-------- ENTRIES SUPPLIED
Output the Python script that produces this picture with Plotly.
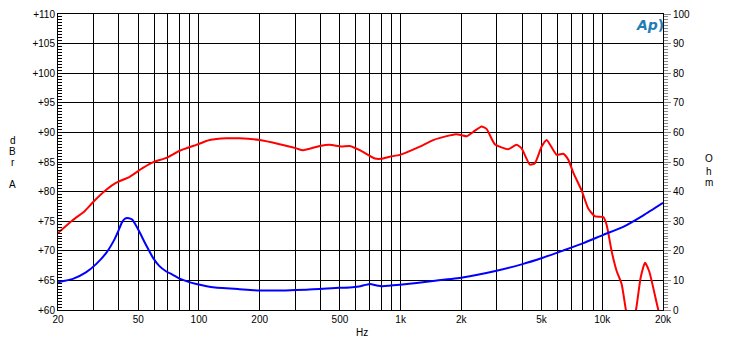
import plotly.graph_objects as go

# Frequency response (dBrA, left axis)
freq_red = [20, 23.7, 27.1, 29.8, 34.7, 38.9, 45.3, 52.7, 59.1, 68.9, 80.2, 97, 113, 137, 159,
            200, 251, 304, 328, 397, 445, 508, 560, 627, 745, 803, 883, 991, 1245, 1449,
            1755, 1894, 2124, 2293, 2520, 2667, 2932, 3413, 3758, 3981, 4375, 4634, 5004,
            5300, 5936, 6400, 6779, 7180, 7906, 8530, 9209, 10120, 10520, 11130, 11780,
            12470, 13090, 13800, 14690, 15500, 16290, 17100, 18970, 20000]
db_red = [73.0, 75.2, 76.7, 78.2, 80.3, 81.5, 82.5, 84.0, 84.95, 85.7, 86.9, 87.9, 88.7, 89.0, 89.0,
          88.7, 88.0, 87.3, 87.0, 87.7, 87.9, 87.6, 87.7, 87.0, 85.6, 85.55, 85.9, 86.2, 87.6, 88.7,
          89.5, 89.7, 89.35, 90.1, 91.0, 90.6, 88.0, 87.15, 87.9, 87.3, 84.55, 84.8, 87.6,
          88.7, 86.2, 86.4, 85.4, 83.2, 80.15, 77.1, 75.8, 75.7, 74.3, 69.9, 66.6,
          64.4, 60.0, 56.0, 60.0, 65.5, 68.0, 66.5, 60.0, 57.5]

# Impedance (Ohm, right axis)
freq_blue = [20, 23.7, 27.5, 30.9, 34.7, 38.0, 40.0, 41.5, 43.0, 45.0, 46.8, 48.5, 50.6, 54.5,
             59.1, 63.5, 68.9, 74.2, 80.2, 88, 97, 117, 159, 200, 341, 496, 560, 622, 704, 760,
             811, 991, 1449, 2030, 2954, 4020, 5067, 6400, 8060, 10120, 12700, 15990, 20000]
ohm_blue = [9.4, 10.5, 12.7, 15.5, 19.3, 23.7, 27.0, 29.6, 30.9, 31.0, 30.5, 28.8, 26.5, 22.1,
            17.7, 14.9, 13.0, 11.9, 10.6, 9.6, 8.8, 7.7, 7.05, 6.6, 6.85, 7.5, 7.6, 7.95, 8.8, 8.3,
            8.05, 8.5, 9.8, 11.0, 13.2, 15.5, 17.65, 20.1, 22.6, 25.4, 28.1, 32.0, 36.2]

grid_freqs = [20, 30, 40, 50, 60, 70, 80, 90, 100, 200, 300, 400, 500, 600, 700, 800, 900,
              1000, 2000, 3000, 4000, 5000, 6000, 7000, 8000, 9000, 10000, 20000]
label_map = {20: "20", 50: "50", 100: "100", 200: "200", 500: "500", 1000: "1k",
             2000: "2k", 5000: "5k", 10000: "10k", 20000: "20k"}
grid_text = [label_map.get(f, "") for f in grid_freqs]

FONT = "Liberation Sans, Arial, sans-serif"

fig = go.Figure()
fig.add_trace(go.Scatter(x=freq_blue, y=ohm_blue, yaxis="y2", mode="lines",
                         line=dict(color="#0000ff", width=2, shape="spline", smoothing=0.5),
                         hoverinfo="skip", showlegend=False))
fig.add_trace(go.Scatter(x=freq_red, y=db_red, mode="lines",
                         line=dict(color="#ff0000", width=2, shape="spline", smoothing=0.5),
                         hoverinfo="skip", showlegend=False))

fig.update_layout(
    width=730, height=343,
    margin=dict(l=58, r=67, t=8, b=33),
    paper_bgcolor="white", plot_bgcolor="white",
    font=dict(family=FONT, size=10, color="black"),
    showlegend=False,
    xaxis=dict(type="log", range=[1.30103, 4.30103], tickvals=grid_freqs, ticktext=grid_text,
               showgrid=True, gridcolor="black", gridwidth=1, ticks="", showline=True,
               linecolor="black", linewidth=1, mirror=True, zeroline=False, tickangle=0),
    yaxis=dict(range=[60, 110], dtick=5, tickprefix="+", showgrid=True, gridcolor="black",
               gridwidth=1, ticks="", showline=True, linecolor="black", linewidth=1,
               mirror=True, zeroline=False,
               minor=dict(dtick=0.5, ticks="inside", ticklen=4, tickcolor="black", showgrid=False)),
    yaxis2=dict(range=[0, 100], dtick=10, overlaying="y", side="right", showgrid=False,
                ticks="outside", ticklen=7, tickcolor="#888888", zeroline=False,
                showline=False,
                minor=dict(dtick=1, ticks="outside", ticklen=4, tickcolor="#888888", showgrid=False)),
)

annotations = []
for letter, yv in [("d", 88.64), ("B", 86.82), ("r", 84.99), ("A", 81.19)]:
    annotations.append(dict(text=letter, x=-0.0744, xref="paper", y=yv, yref="y",
                            xanchor="center", yanchor="middle",
                            showarrow=False, font=dict(size=10)))
for letter, yv in [("O", 51.2), ("h", 46.9), ("m", 43.2)]:
    annotations.append(dict(text=letter, x=1.076, xref="paper", y=yv, yref="y2",
                            xanchor="center", yanchor="middle",
                            showarrow=False, font=dict(size=10)))
annotations.append(dict(text="Hz", x=0.5025, xref="paper", y=-0.076, yref="paper",
                        xanchor="center", yanchor="middle",
                        showarrow=False, font=dict(size=10)))
annotations.append(dict(text="<b><i>Ap</i>)</b>", x=0.9785, xref="paper", y=0.963, yref="paper",
                        xanchor="center", yanchor="middle",
                        showarrow=False, font=dict(size=14, color="#1f7db5", family="DejaVu Sans")))
fig.update_layout(annotations=annotations)

fig.write_html("out.html", config={"displayModeBar": False},
               post_script="document.body.style.margin='0';document.body.style.overflow='hidden';")
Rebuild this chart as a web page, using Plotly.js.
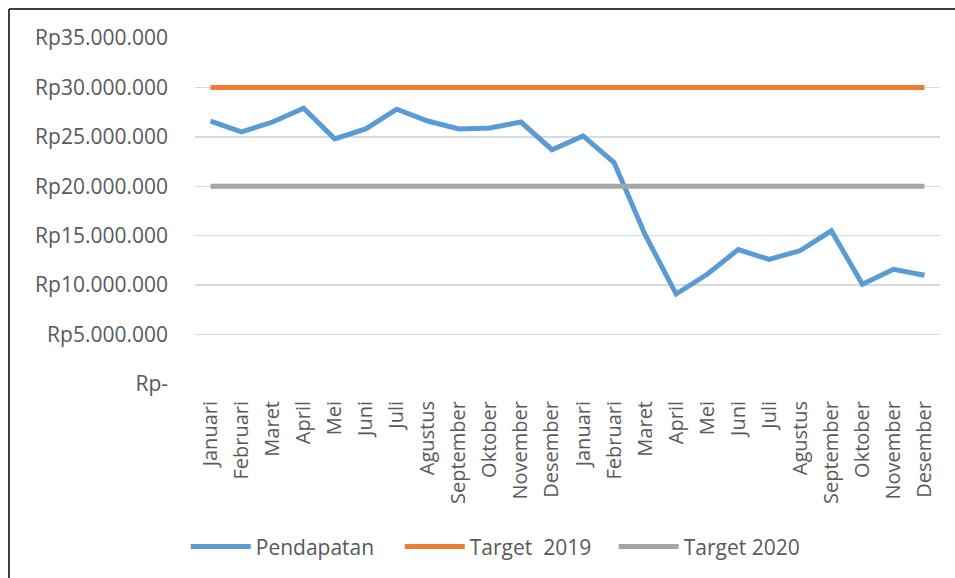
<!DOCTYPE html>
<html>
<head>
<meta charset="utf-8">
<script src="https://cdn.plot.ly/plotly-3.0.1.min.js"></script>
<style>
  html, body { margin: 0; padding: 0; background: #ffffff; }
  #chart { width: 955px; height: 578px; }
</style>
</head>
<body>
<div id="chart"></div>
<script>
const monthLabels = ['Januari','Februari','Maret','April','Mei','Juni','Juli','Agustus','September','Oktober','November','Desember',
                     'Januari','Februari','Maret','April','Mei','Juni','Juli','Agustus','September','Oktober','November','Desember'];
const pendapatan = [26600000, 25500000, 26500000, 27900000, 24800000, 25800000, 27800000, 26600000, 25800000, 25900000, 26500000, 23700000,
                    25100000, 22400000, 15100000, 9100000, 11100000, 13600000, 12600000, 13500000, 15500000, 10100000, 11600000, 11000000];
const target2019 = [30000000,30000000,30000000,30000000,30000000,30000000,30000000,30000000,30000000,30000000,30000000,30000000,
                    30000000,30000000,30000000,30000000,30000000,30000000,30000000,30000000,30000000,30000000,30000000,30000000];
const target2020 = [20000000,20000000,20000000,20000000,20000000,20000000,20000000,20000000,20000000,20000000,20000000,20000000,
                    20000000,20000000,20000000,20000000,20000000,20000000,20000000,20000000,20000000,20000000,20000000,20000000];
const yTickVals = [0, 5000000, 10000000, 15000000, 20000000, 25000000, 30000000, 35000000];
const yTickText = ['Rp-', 'Rp5.000.000', 'Rp10.000.000', 'Rp15.000.000', 'Rp20.000.000', 'Rp25.000.000', 'Rp30.000.000', 'Rp35.000.000'];

const xIdx = monthLabels.map((_, i) => i);

const traces = [
  { x: xIdx, y: pendapatan, name: 'Pendapatan', type: 'scatter', mode: 'lines',
    line: { color: '#5B9BD5', width: 5 } },
  { x: xIdx, y: target2019, name: 'Target  2019', type: 'scatter', mode: 'lines',
    line: { color: '#ED7D31', width: 5 } },
  { x: xIdx, y: target2020, name: 'Target 2020', type: 'scatter', mode: 'lines',
    line: { color: '#A5A5A5', width: 5 } }
];

const layout = {
  width: 955, height: 578,
  margin: { l: 195, r: 15, t: 38, b: 194, autoexpand: false },
  paper_bgcolor: '#ffffff', plot_bgcolor: '#ffffff',
  font: { family: 'Open Sans, Noto Sans, sans-serif', color: '#595959', size: 20 },
  showlegend: true,
  legend: {
    orientation: 'h', xref: 'container', yref: 'container', x: 0.1945, y: 0.054,
    yanchor: 'middle', xanchor: 'left', itemwidth: 60,
    font: { size: 21, color: '#595959' }, entrywidth: 139, entrywidthmode: 'pixels',
    bgcolor: 'rgba(0,0,0,0)'
  },
  xaxis: {
    range: [-0.5, 23.5], tickmode: 'array', tickvals: xIdx, ticktext: monthLabels,
    tickangle: -90, showgrid: false, zeroline: false, showline: false, ticks: '',
    automargin: false,
    ticklabelstandoff: 12, tickfont: { size: 20, color: '#595959' }, fixedrange: true
  },
  yaxis: {
    range: [0, 35000000], tickmode: 'array', tickvals: yTickVals, ticktext: yTickText,
    showgrid: true, gridcolor: '#D9D9D9', gridwidth: 1.5, zeroline: false, showline: false,
    automargin: false,
    ticks: '', ticklabelstandoff: 26, tickfont: { size: 21, color: '#595959' }, fixedrange: true
  },
  shapes: [
    { type: 'line', xref: 'paper', yref: 'paper', x0: -0.2497, x1: -0.2497, y0: 1.0838, y1: -0.58,
      line: { color: '#000000', width: 1.5 } },
    { type: 'line', xref: 'paper', yref: 'paper', x0: -0.2497, x1: 1.03, y0: 1.0838, y1: 1.0838,
      line: { color: '#000000', width: 1.5 } }
  ]
};

Plotly.newPlot('chart', traces, layout, { displayModeBar: false, staticPlot: true });
</script>
</body>
</html>
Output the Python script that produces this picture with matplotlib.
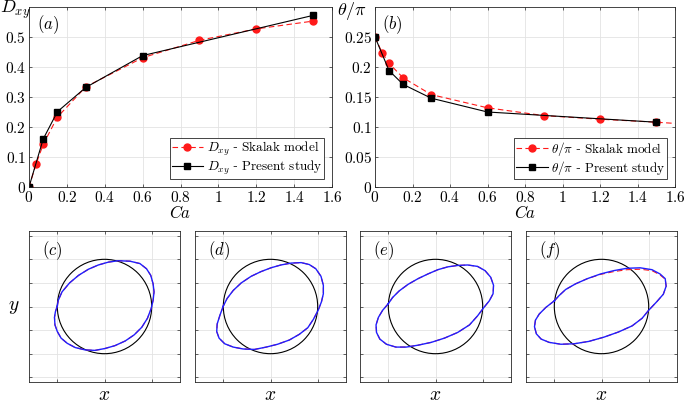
----------------
• _WHAT IS REQUIRED_: Begin at the first line of the records and please reproduce every line exactly through the one containing "64.4, 60.0, 56.0, 60.0, 65.5, 68.0, 66.5, 60.0, 57.5]", leaving all pictures out.

• _RESPONSE_:
Output the Python script that produces this picture with Plotly.
import plotly.graph_objects as go

# Frequency response (dBrA, left axis)
freq_red = [20, 23.7, 27.1, 29.8, 34.7, 38.9, 45.3, 52.7, 59.1, 68.9, 80.2, 97, 113, 137, 159,
            200, 251, 304, 328, 397, 445, 508, 560, 627, 745, 803, 883, 991, 1245, 1449,
            1755, 1894, 2124, 2293, 2520, 2667, 2932, 3413, 3758, 3981, 4375, 4634, 5004,
            5300, 5936, 6400, 6779, 7180, 7906, 8530, 9209, 10120, 10520, 11130, 11780,
            12470, 13090, 13800, 14690, 15500, 16290, 17100, 18970, 20000]
db_red = [73.0, 75.2, 76.7, 78.2, 80.3, 81.5, 82.5, 84.0, 84.95, 85.7, 86.9, 87.9, 88.7, 89.0, 89.0,
          88.7, 88.0, 87.3, 87.0, 87.7, 87.9, 87.6, 87.7, 87.0, 85.6, 85.55, 85.9, 86.2, 87.6, 88.7,
          89.5, 89.7, 89.35, 90.1, 91.0, 90.6, 88.0, 87.15, 87.9, 87.3, 84.55, 84.8, 87.6,
          88.7, 86.2, 86.4, 85.4, 83.2, 80.15, 77.1, 75.8, 75.7, 74.3, 69.9, 66.6,
          64.4, 60.0, 56.0, 60.0, 65.5, 68.0, 66.5, 60.0, 57.5]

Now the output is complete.